I’m glad the pie turned out so wonderfully, Anna! Thank you for publishing the substitutions and how they worked — very good to know.
The Cookie Jar by Edgar A. Guest
Like the love of the mother it shines through our years, It has soothed all our hurts and has dried away tears; It has paid us for toiling; in sorrow or joy, It has always shown kindness to each girl and boy; And I’m sorry for people, whoever they are, who live in a house where there’s no cookie jar.
Happy National Cookie Month, Anna. That pie looks gorgeous!!!

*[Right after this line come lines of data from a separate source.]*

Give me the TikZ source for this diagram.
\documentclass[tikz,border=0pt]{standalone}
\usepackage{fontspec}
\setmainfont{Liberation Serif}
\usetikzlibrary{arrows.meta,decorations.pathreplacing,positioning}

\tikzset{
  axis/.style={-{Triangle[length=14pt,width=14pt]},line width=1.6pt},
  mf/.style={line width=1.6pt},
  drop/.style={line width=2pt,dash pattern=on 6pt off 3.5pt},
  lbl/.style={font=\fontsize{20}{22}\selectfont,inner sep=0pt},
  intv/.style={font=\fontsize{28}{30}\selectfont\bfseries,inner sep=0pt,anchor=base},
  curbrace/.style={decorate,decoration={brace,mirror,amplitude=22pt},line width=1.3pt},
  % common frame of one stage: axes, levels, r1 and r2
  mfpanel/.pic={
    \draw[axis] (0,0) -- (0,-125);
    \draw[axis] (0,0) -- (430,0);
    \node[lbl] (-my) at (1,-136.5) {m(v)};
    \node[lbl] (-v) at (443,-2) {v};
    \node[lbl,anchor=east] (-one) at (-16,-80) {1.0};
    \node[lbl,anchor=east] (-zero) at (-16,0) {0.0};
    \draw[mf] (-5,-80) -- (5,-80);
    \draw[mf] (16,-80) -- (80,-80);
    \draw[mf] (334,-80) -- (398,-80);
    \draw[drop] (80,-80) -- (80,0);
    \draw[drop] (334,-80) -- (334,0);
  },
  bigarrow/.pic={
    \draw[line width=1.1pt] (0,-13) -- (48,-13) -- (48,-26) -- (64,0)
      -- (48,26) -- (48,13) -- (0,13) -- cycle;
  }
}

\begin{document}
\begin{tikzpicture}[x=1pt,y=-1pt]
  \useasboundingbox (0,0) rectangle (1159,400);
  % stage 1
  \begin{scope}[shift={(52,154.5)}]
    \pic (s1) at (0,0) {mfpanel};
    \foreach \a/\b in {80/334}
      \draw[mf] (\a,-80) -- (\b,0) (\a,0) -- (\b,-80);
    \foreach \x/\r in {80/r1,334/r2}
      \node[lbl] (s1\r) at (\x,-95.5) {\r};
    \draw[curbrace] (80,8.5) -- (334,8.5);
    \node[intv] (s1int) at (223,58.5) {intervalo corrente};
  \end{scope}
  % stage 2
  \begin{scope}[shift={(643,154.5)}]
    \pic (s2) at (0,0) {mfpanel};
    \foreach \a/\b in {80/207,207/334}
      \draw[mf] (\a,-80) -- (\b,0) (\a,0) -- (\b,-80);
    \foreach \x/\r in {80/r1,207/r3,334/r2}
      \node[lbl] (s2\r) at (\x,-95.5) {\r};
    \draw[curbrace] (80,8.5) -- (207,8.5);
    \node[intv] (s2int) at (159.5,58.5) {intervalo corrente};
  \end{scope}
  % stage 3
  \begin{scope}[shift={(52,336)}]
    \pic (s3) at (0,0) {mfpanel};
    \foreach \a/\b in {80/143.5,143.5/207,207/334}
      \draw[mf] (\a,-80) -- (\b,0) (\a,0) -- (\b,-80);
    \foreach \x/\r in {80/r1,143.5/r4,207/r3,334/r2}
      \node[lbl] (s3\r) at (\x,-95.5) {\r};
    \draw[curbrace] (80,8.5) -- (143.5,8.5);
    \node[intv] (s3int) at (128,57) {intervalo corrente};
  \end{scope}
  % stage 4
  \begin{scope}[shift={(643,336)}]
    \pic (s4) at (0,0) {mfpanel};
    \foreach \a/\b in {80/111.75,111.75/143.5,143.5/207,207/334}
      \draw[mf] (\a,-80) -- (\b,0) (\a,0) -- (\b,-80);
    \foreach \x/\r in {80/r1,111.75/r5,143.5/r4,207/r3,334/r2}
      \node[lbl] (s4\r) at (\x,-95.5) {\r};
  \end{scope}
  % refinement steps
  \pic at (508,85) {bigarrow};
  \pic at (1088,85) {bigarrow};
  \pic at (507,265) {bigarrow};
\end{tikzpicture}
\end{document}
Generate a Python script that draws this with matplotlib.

Ooo wow that crust looks awesome! I’m not a big fruit pie person but will definitely have to try this out. I appreciate you sharing your substitutions and knowing that they worked. I usually use apple juice to replace apple cider and sometimes it’s from a juice box too.. it’s just the easiest!
Sue, I’m not sure where I’d find Danish butter. I used my store brand’s “European style” and it was fine. Plugra would be good too.
Meghan, the other recipe I’ve closed the book on is almond toffee/almond roca.
oh wow! that crust looks fantastic! I will have to give this a try over the holidays!
That pie looks incredible, and I don’t even really enjoy apple pie all that much! I’d be curious what other recipes you think you can “close the book” on!
My husband and daughter love apple pie so I’ll keep this one in mind the next time I make it. The pie looks wonderful!
I love Danish butter, but it’s soooo expensive. We splurged and got some when our daughter came home from Denmark and we wanted to make Danish pastries. The butter was worth every penny. It’s good to know that it’s worth it for this recipe too.
I had this pie last night and it was fantastic, especially the crust.
Wow!! Wish I’d had this recipe for our Apple Pie Contest at the Farmers Market last Sunday!! Looks Great!!